Required work — Quote every line below exactly and skip any picture.
* start Exercise materials *
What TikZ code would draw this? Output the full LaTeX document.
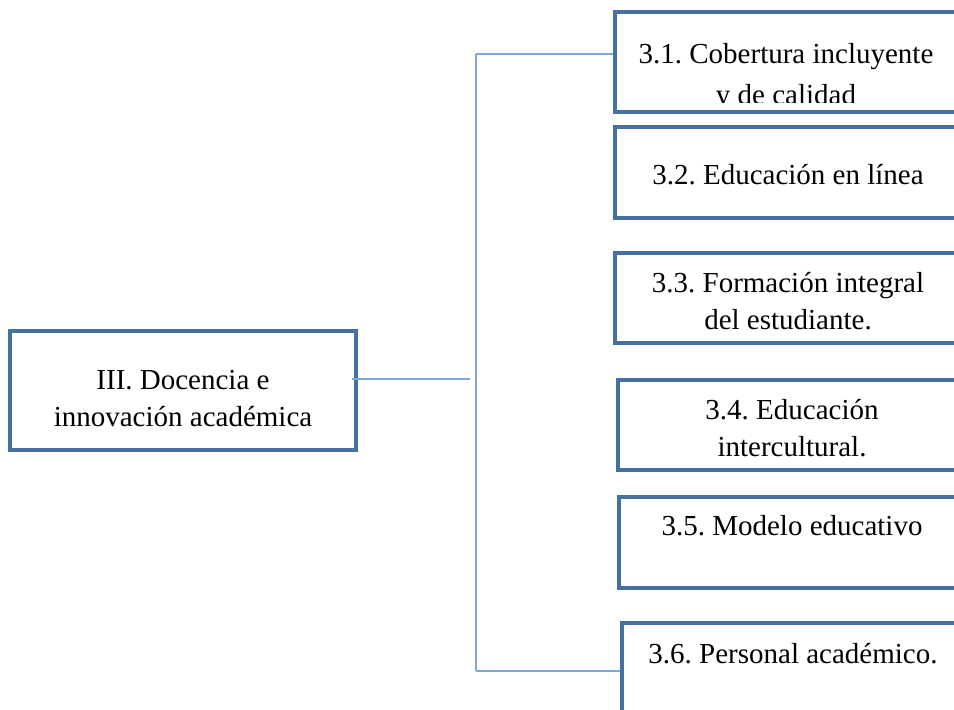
\documentclass[tikz,border=0pt]{standalone}
\usepackage{fontspec}
\setmainfont{Liberation Serif}
\frenchspacing
\definecolor{boxblue}{RGB}{69,113,160}
\definecolor{linkblue}{RGB}{122,168,220}
\begin{document}
\begin{tikzpicture}[x=1pt,y=-1pt,
  box/.style={draw=boxblue,line width=4pt,rectangle,inner sep=0pt,outer sep=0pt,anchor=north west,fill=white},
  rbox/.style={box,minimum width=400pt},
  label/.style={inner sep=0pt,outer sep=0pt,anchor=base,align=center,font=\fontsize{29}{37}\selectfont},
  link/.style={draw=linkblue,line width=1.8pt}]
\useasboundingbox (0,0) rectangle (954,710);
\clip (0,0) rectangle (954,710);
% boxes
\node[box,minimum width=346pt,minimum height=119pt] (main) at (10,331) {};
\node[rbox,minimum height=100pt] (b1) at (615,12) {};
\node[rbox,minimum height=91pt] (b2) at (615,127) {};
\node[rbox,minimum height=90pt] (b3) at (615,253) {};
\node[rbox,minimum height=90pt] (b4) at (618,380) {};
\node[rbox,minimum height=91pt] (b5) at (619,497) {};
\node[rbox,minimum height=150pt] (b6) at (622,623) {};
% texts (base anchor = baseline of last line)
\node[label] (tm) at (183,426) {III. Docencia e\\innovación académica};
\begin{scope}
  \clip (617,14) rectangle (954,102);
  \node[label,font=\fontsize{29}{41}\selectfont] (t1) at (786,104) {3.1. Cobertura incluyente\\y de calidad};
\end{scope}
\node[label] (t2) at (788,184) {3.2. Educación en línea};
\node[label] (t3) at (788,329) {3.3. Formación integral\\del estudiante.};
\node[label] (t4) at (792,456) {3.4. Educación\\intercultural.};
\node[label] (t5) at (792,535) {3.5. Modelo educativo};
\node[label] (t6) at (793,663) {3.6. Personal académico.};
% connectors
\coordinate (j) at (470,379);
\coordinate (top) at (476,54);
\coordinate (bot) at (476,671);
\draw[link] ([xshift=-4pt]main.east |- j) -- (j);
\draw[link] (top) -- (bot);
\draw[link] (top) -- ([xshift=-2pt]top -| b1.west);
\draw[link] (bot) -- ([xshift=-2pt]bot -| b6.west);
\end{tikzpicture}
\end{document}
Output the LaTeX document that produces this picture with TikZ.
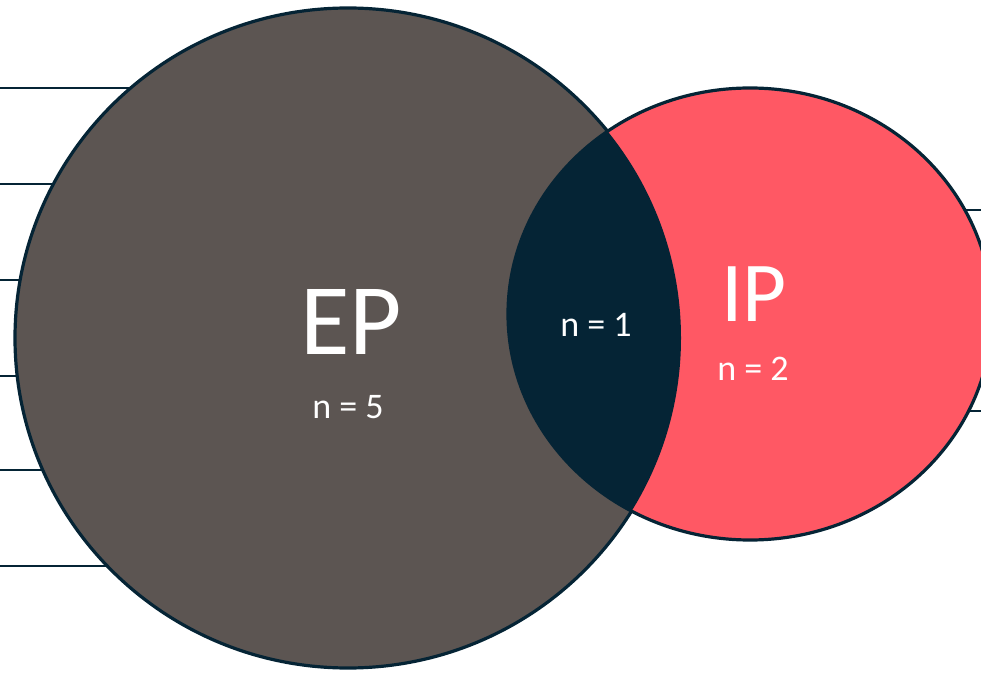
\documentclass[tikz,border=0pt]{standalone}
\usepackage{fontspec}
\setmainfont{Carlito}
\usepackage{xcolor}
\definecolor{epgray}{RGB}{92,85,82}
\definecolor{ipred}{RGB}{255,88,100}
\definecolor{navy}{RGB}{5,36,53}

\tikzset{
  rule/.style={navy, line width=2.2pt},
  rim/.style={navy, line width=2.4pt},
  biglabel/.style={text=white, inner sep=0pt},
  countlabel/.style={text=white, inner sep=0pt, font=\fontsize{27}{31}\selectfont}
}

\begin{document}
\begin{tikzpicture}[x=0.75pt,y=0.75pt]

% Canvas
\useasboundingbox (0,0) rectangle (981,-673);

% Lines behind the circles
\foreach \y in {88,184,280,376,470,566}{
\draw[rule] (0,-\y) -- (220,-\y);
}
\foreach \y in {210,411}{
\draw[rule] (880,-\y) -- (981,-\y);
}

% EP circle
\fill[epgray] (348,-338) ellipse [x radius=333, y radius=330];
\draw[rim] (348,-338) ellipse [x radius=333, y radius=330];

% IP circle
\fill[ipred] (750,-314) ellipse [x radius=242, y radius=226];
\draw[rim] (750,-314) ellipse [x radius=242, y radius=226];

% Overlap
\begin{scope}
\clip (750,-314) ellipse [x radius=242, y radius=226];
\fill[navy] (348,-338) ellipse [x radius=333, y radius=330];
\end{scope}

% Labels
\node[biglabel, font=\fontsize{76}{80}\selectfont] (ep) at (351,-322) {EP};
\node[countlabel] (epn) at (348,-407) {n = 5};
\node[biglabel, font=\fontsize{64}{70}\selectfont] (ip) at (754,-294) {IP};
\node[countlabel] (ipn) at (753,-369) {n = 2};
\node[countlabel] (both) at (596,-325) {n = 1};

\end{tikzpicture}
\end{document}
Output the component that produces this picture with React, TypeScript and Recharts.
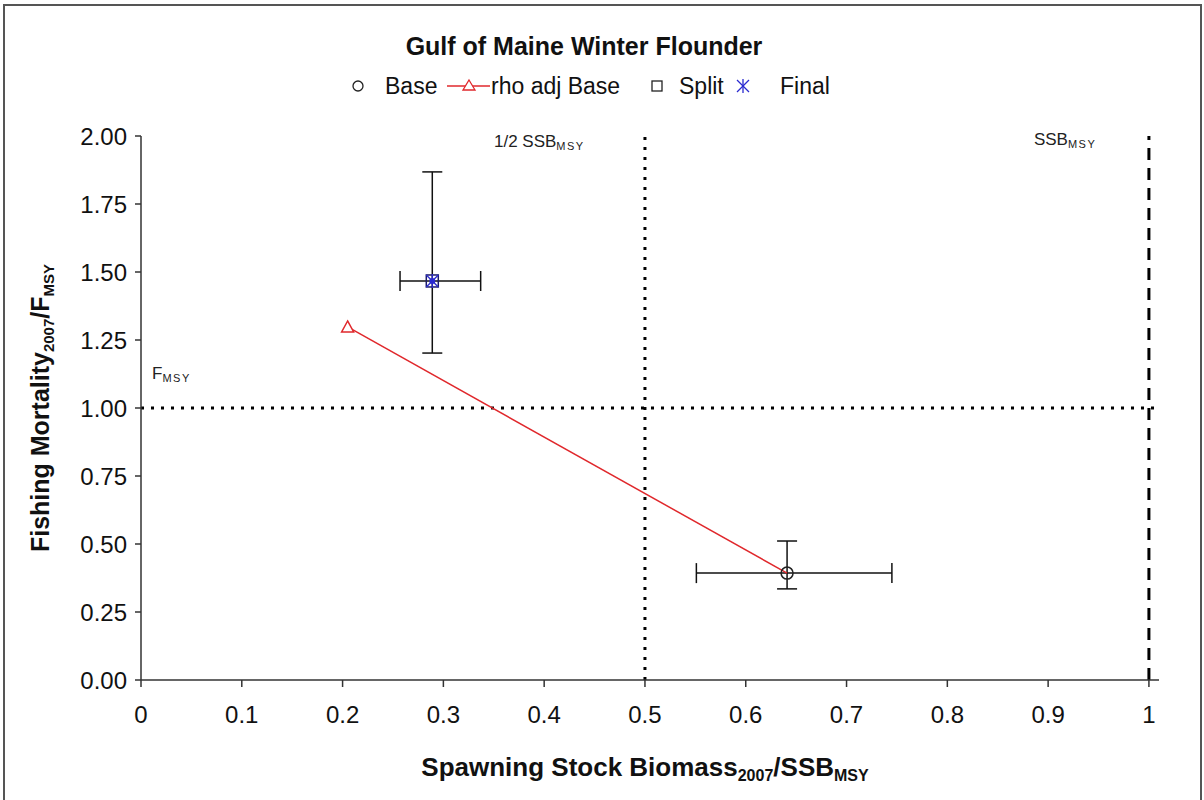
* end Exercise materials *
Correct result —
What TikZ code would draw this? Output the full LaTeX document.
\documentclass[tikz,border=0pt]{standalone}
\usepackage{fontspec}
\setmainfont{Liberation Serif}
\frenchspacing
\definecolor{boxblue}{RGB}{69,113,160}
\definecolor{linkblue}{RGB}{122,168,220}
\begin{document}
\begin{tikzpicture}[x=1pt,y=-1pt,
  box/.style={draw=boxblue,line width=4pt,rectangle,inner sep=0pt,outer sep=0pt,anchor=north west,fill=white},
  rbox/.style={box,minimum width=400pt},
  label/.style={inner sep=0pt,outer sep=0pt,anchor=base,align=center,font=\fontsize{29}{37}\selectfont},
  link/.style={draw=linkblue,line width=1.8pt}]
\useasboundingbox (0,0) rectangle (954,710);
\clip (0,0) rectangle (954,710);
% boxes
\node[box,minimum width=346pt,minimum height=119pt] (main) at (10,331) {};
\node[rbox,minimum height=100pt] (b1) at (615,12) {};
\node[rbox,minimum height=91pt] (b2) at (615,127) {};
\node[rbox,minimum height=90pt] (b3) at (615,253) {};
\node[rbox,minimum height=90pt] (b4) at (618,380) {};
\node[rbox,minimum height=91pt] (b5) at (619,497) {};
\node[rbox,minimum height=150pt] (b6) at (622,623) {};
% texts (base anchor = baseline of last line)
\node[label] (tm) at (183,426) {III. Docencia e\\innovación académica};
\begin{scope}
  \clip (617,14) rectangle (954,102);
  \node[label,font=\fontsize{29}{41}\selectfont] (t1) at (786,104) {3.1. Cobertura incluyente\\y de calidad};
\end{scope}
\node[label] (t2) at (788,184) {3.2. Educación en línea};
\node[label] (t3) at (788,329) {3.3. Formación integral\\del estudiante.};
\node[label] (t4) at (792,456) {3.4. Educación\\intercultural.};
\node[label] (t5) at (792,535) {3.5. Modelo educativo};
\node[label] (t6) at (793,663) {3.6. Personal académico.};
% connectors
\coordinate (j) at (470,379);
\coordinate (top) at (476,54);
\coordinate (bot) at (476,671);
\draw[link] ([xshift=-4pt]main.east |- j) -- (j);
\draw[link] (top) -- (bot);
\draw[link] (top) -- ([xshift=-2pt]top -| b1.west);
\draw[link] (bot) -- ([xshift=-2pt]bot -| b6.west);
\end{tikzpicture}
\end{document}
Output the LaTeX document that produces this picture with TikZ.
\documentclass[tikz,border=0pt]{standalone}
\usepackage{fontspec}
\setmainfont{Carlito}
\usepackage{xcolor}
\definecolor{epgray}{RGB}{92,85,82}
\definecolor{ipred}{RGB}{255,88,100}
\definecolor{navy}{RGB}{5,36,53}

\tikzset{
  rule/.style={navy, line width=2.2pt},
  rim/.style={navy, line width=2.4pt},
  biglabel/.style={text=white, inner sep=0pt},
  countlabel/.style={text=white, inner sep=0pt, font=\fontsize{27}{31}\selectfont}
}

\begin{document}
\begin{tikzpicture}[x=0.75pt,y=0.75pt]

% Canvas
\useasboundingbox (0,0) rectangle (981,-673);

% Lines behind the circles
\foreach \y in {88,184,280,376,470,566}{
\draw[rule] (0,-\y) -- (220,-\y);
}
\foreach \y in {210,411}{
\draw[rule] (880,-\y) -- (981,-\y);
}

% EP circle
\fill[epgray] (348,-338) ellipse [x radius=333, y radius=330];
\draw[rim] (348,-338) ellipse [x radius=333, y radius=330];

% IP circle
\fill[ipred] (750,-314) ellipse [x radius=242, y radius=226];
\draw[rim] (750,-314) ellipse [x radius=242, y radius=226];

% Overlap
\begin{scope}
\clip (750,-314) ellipse [x radius=242, y radius=226];
\fill[navy] (348,-338) ellipse [x radius=333, y radius=330];
\end{scope}

% Labels
\node[biglabel, font=\fontsize{76}{80}\selectfont] (ep) at (351,-322) {EP};
\node[countlabel] (epn) at (348,-407) {n = 5};
\node[biglabel, font=\fontsize{64}{70}\selectfont] (ip) at (754,-294) {IP};
\node[countlabel] (ipn) at (753,-369) {n = 2};
\node[countlabel] (both) at (596,-325) {n = 1};

\end{tikzpicture}
\end{document}
Output the component that produces this picture with React, TypeScript and Recharts.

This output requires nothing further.